1. Do Your Paperwork
The American Kennel Club sets very specific rules for competing in dog shows. Bottom line— late or incomplete paperwork disqualifies an entry. Likewise, publishers and agents specify requirements on their websites. It astonishes me when otherwise intelligent beings grouse about being rejected for sending a 150,000 word unsolicited manuscript directly to an agent or editor. Read, digest and follow instructions if you want to compete.

2. Grooming is essential. Always put your best paw (foot) forward. Dogs and their handlers accept this but not every writer agrees. A disheveled show dog will not win despite his/her distinguished pedigree. Too often writers believe that casual attire is synonomous with sloppy. Appointments with prospective editors, agents and peers are business meetings that require one to project a professional image. No self-respecting Sheltie would ever forget that.

3. Show your teeth to authority figures but don’t bite—SMILE.
Judges routinely examine a dog’s mouth to assess his bite and teeth. Bad behavior—even the slightest nip—may disqualify a dog for life. Growling shows bad temperment, a fatal flaw in the breed standard.
Writers have been known to snipe, grouse and snap at readers, reviewers, and publishers who displease them or offer unflattering criticism.

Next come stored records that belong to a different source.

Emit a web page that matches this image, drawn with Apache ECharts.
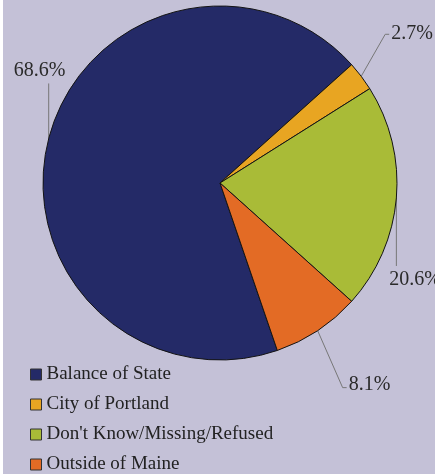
<!DOCTYPE html>
<html>
<head>
<meta charset="utf-8">
<script src="https://cdn.jsdelivr.net/npm/echarts@6/dist/echarts.min.js"></script>
<style>
html,body{margin:0;padding:0;background:#ffffff;}
#chart{position:absolute;left:3px;top:0;width:432px;height:474px;background:#c4c1d7;}
</style>
</head>
<body>
<div id="chart"></div>
<script>
const categories = ['Balance of State', 'City of Portland', "Don't Know/Missing/Refused", 'Outside of Maine'];
const values = [68.6, 2.7, 20.6, 8.1];
const colors = ['#242a67', '#e8a522', '#a9bb37', '#e36b25'];

// label offsets relative to the slice's edge anchor point (style only)
const labelGuides = [
  { bend: [0, -55], end: [0, -55], text: [-9, -58], align: 'center', va: 'bottom' },
  { bend: [24, -42], end: [28, -42], text: [30, -43], align: 'left', va: 'middle' },
  { bend: [0, 68], end: [0, 68], text: [-7, 72], align: 'left', va: 'top' },
  { bend: [25, 57], end: [29, 57], text: [31, 54], align: 'left', va: 'middle' }
];

const font = "'Liberation Serif', 'Times New Roman', 'DejaVu Serif', serif";

const chart = echarts.init(document.getElementById('chart'), null, { renderer: 'canvas' });
chart.setOption({
  backgroundColor: '#c4c1d7',
  animation: false,
  color: colors,
  textStyle: { fontFamily: font },
  legend: {
    orient: 'vertical',
    left: 27,
    top: 365,
    height: 160,
    padding: 0,
    itemWidth: 11,
    itemHeight: 11,
    itemGap: 11,
    icon: 'rect',
    data: categories,
    itemStyle: { borderColor: '#333', borderWidth: 1 },
    textStyle: { fontFamily: font, fontSize: 19, color: '#222', lineHeight: 18 },
    formatter: n => n
  },
  series: [{
    type: 'pie',
    center: [217, 183],
    radius: 177,
    startAngle: -71.1,
    clockwise: true,
    avoidLabelOverlap: false,
    itemStyle: { borderColor: '#141414', borderWidth: 1 },
    emphasis: { disabled: true },
    label: {
      show: true,
      position: 'outside',
      formatter: p => p.value.toFixed(1) + '%',
      fontFamily: font,
      fontSize: 20,
      color: '#2a2a2a'
    },
    labelLine: { show: true, length: 20, length2: 10, lineStyle: { color: '#777', width: 1 } },
    labelLayout: function (params) {
      const g = labelGuides[params.dataIndex];
      const pts = params.labelLinePoints;
      if (!pts) return {};
      const p0 = pts[0];
      return {
        x: p0[0] + g.text[0],
        y: p0[1] + g.text[1],
        align: g.align,
        verticalAlign: g.va,
        labelLinePoints: [
          [p0[0], p0[1]],
          [p0[0] + g.bend[0], p0[1] + g.bend[1]],
          [p0[0] + g.end[0], p0[1] + g.end[1]]
        ]
      };
    },
    data: categories.map((c, i) => ({ name: c, value: values[i] }))
  }]
});
</script>
</body>
</html>
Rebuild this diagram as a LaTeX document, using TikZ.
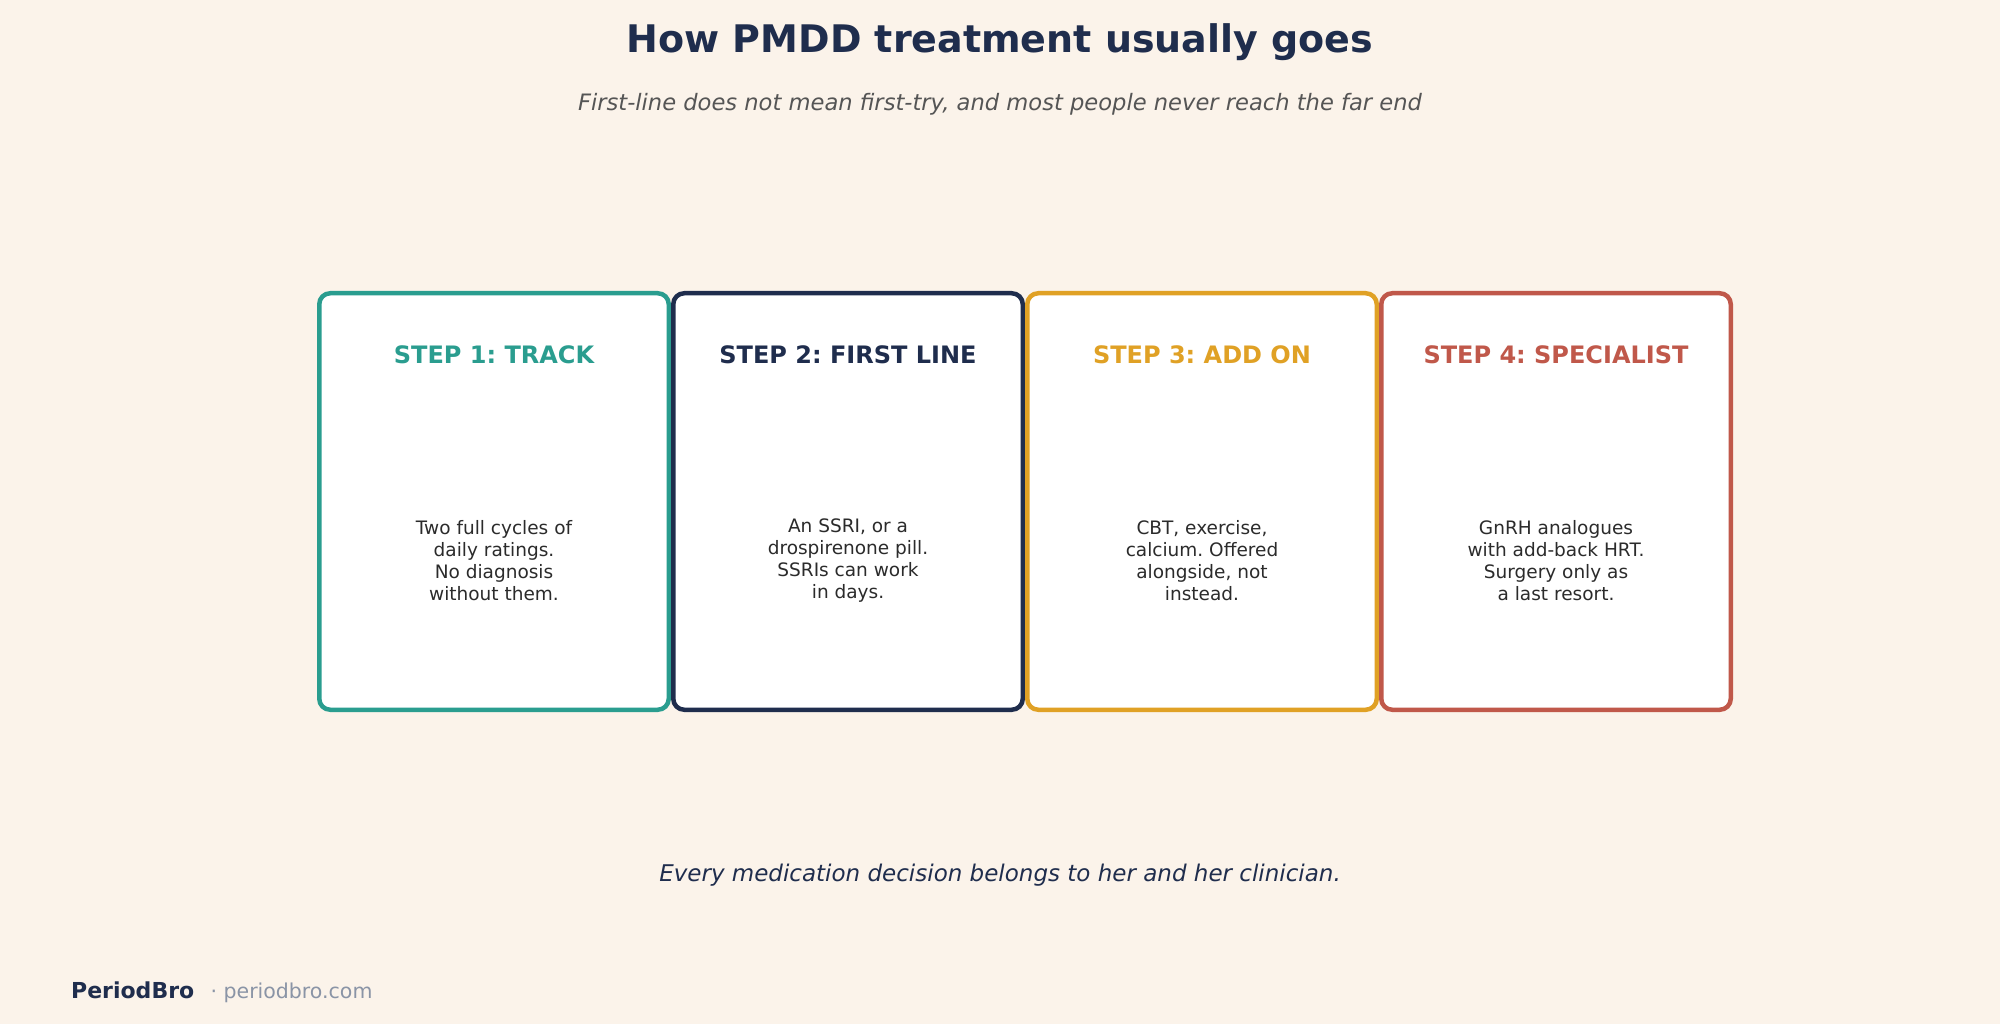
\documentclass[tikz,border=0pt]{standalone}
\usepackage{fontspec}
\setmainfont{DejaVu Sans}
\usetikzlibrary{positioning}
\frenchspacing

\definecolor{bgcream}{HTML}{FBF3EA}
\definecolor{inknavy}{HTML}{1F2D4D}
\definecolor{stepteal}{HTML}{2A9D8F}
\definecolor{stepgold}{HTML}{E0A125}
\definecolor{stepred}{HTML}{C0584A}
\definecolor{bodyink}{HTML}{2B2B2B}
\definecolor{subgrey}{HTML}{555555}
\definecolor{urlgrey}{HTML}{8A94A6}

\begin{document}
\begin{tikzpicture}[x=1pt, y=-1pt,
  card/.style={draw=#1, fill=white, line width=4.5pt, rounded corners=11pt,
    minimum width=349.5pt, minimum height=416.5pt, inner sep=0pt},
  cardtitle/.style={text=#1, font=\fontsize{24}{28}\selectfont\bfseries},
  cardbody/.style={text=bodyink, align=center, font=\fontsize{18.5}{22}\selectfont}]
  \fill[bgcream] (0,0) rectangle (2000,1024);
  \useasboundingbox (0,0) rectangle (2000,1024);

  % heading
  \node[text=inknavy, font=\fontsize{38}{44}\selectfont\bfseries] (title) at (1000,42.5) {How PMDD treatment usually goes};
  \node[text=subgrey, font=\fontsize{22.6}{26}\selectfont\itshape] (subtitle) at (1000,104.5) {First-line does not mean first-try, and most people never reach the far end};

  % the four steps
  \node[card=stepteal] (track) at (494,501.5) {};
  \node[card=inknavy, right=0pt of track] (firstline) {};
  \node[card=stepgold, right=0pt of firstline] (addon) {};
  \node[card=stepred, right=0pt of addon] (specialist) {};

  \node[cardtitle=stepteal] (tracktitle) at ([yshift=-64pt]track.north) {STEP 1: TRACK};
  \node[cardtitle=inknavy] (firstlinetitle) at ([yshift=-64pt]firstline.north) {STEP 2: FIRST LINE};
  \node[cardtitle=stepgold] (addontitle) at ([yshift=-64pt]addon.north) {STEP 3: ADD ON};
  \node[cardtitle=stepred] (specialisttitle) at ([yshift=-64pt]specialist.north) {STEP 4: SPECIALIST};

  \node[cardbody] (trackbody) at ([yshift=-59pt]track.center) {Two full cycles of\\daily ratings.\\No diagnosis\\without them.};
  \node[cardbody] (firstlinebody) at ([yshift=-59pt]firstline.center) {An SSRI, or a\\drospirenone pill.\\SSRIs can work\\in days.};
  \node[cardbody] (addonbody) at ([yshift=-59pt]addon.center) {CBT, exercise,\\calcium. Offered\\alongside, not\\instead.};
  \node[cardbody] (specialistbody) at ([yshift=-59pt]specialist.center) {GnRH analogues\\with add-back HRT.\\Surgery only as\\a last resort.};

  % closing line and footer
  \node[anchor=base, text=inknavy, font=\fontsize{23}{27}\selectfont\itshape] (closing) at (1000,881) {Every medication decision belongs to her and her clinician.};
  \node[anchor=base west, inner sep=0pt, text=inknavy, font=\fontsize{22}{26}\selectfont\bfseries] (brand) at (71,998) {PeriodBro};
  \node[anchor=base west, inner sep=0pt, text=urlgrey, font=\fontsize{20.5}{24}\selectfont] (site) at ([xshift=16pt]brand.base east) {· periodbro.com};
\end{tikzpicture}
\end{document}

THIS NEVER WORKS. Better to adopt the show dog style and grin while thinking about the bones (or bucks) to come. After all, no writer wants a reputation for being “difficult.” Better to suck it in and move on.

4. Refrain from barnyard behavior. Show dogs know that nuzzling, sniffing, challenging or God forbid mounting are strictly forbidden. Potty issues in the ring are embarrassing and unacceptable.
Unfortunately, the alcohol-fueled hilarity at conferences leads some writers to forget that. Fisticuffs, slanging matches or unlikely pairings tend to live in infamy. Remember, other writers are born storytellers who can immortalize your bad behavior. It is their nature.

5. Keep your composure and self-confidence even when you lose.
Show dogs realize that although each match has only three winners, the other competitors are not losers. They hold their heads high and prance out of the ring with their pride intact. Writers who watch others snag awards and honors often lose their confidence. Self-doubt has no place in the show ring or the literary field. Hold you head high and forge ahead. That’s what winners do.

Some authors complain that the publishing industry has gone to the dogs. That’s not such a bad thing is it?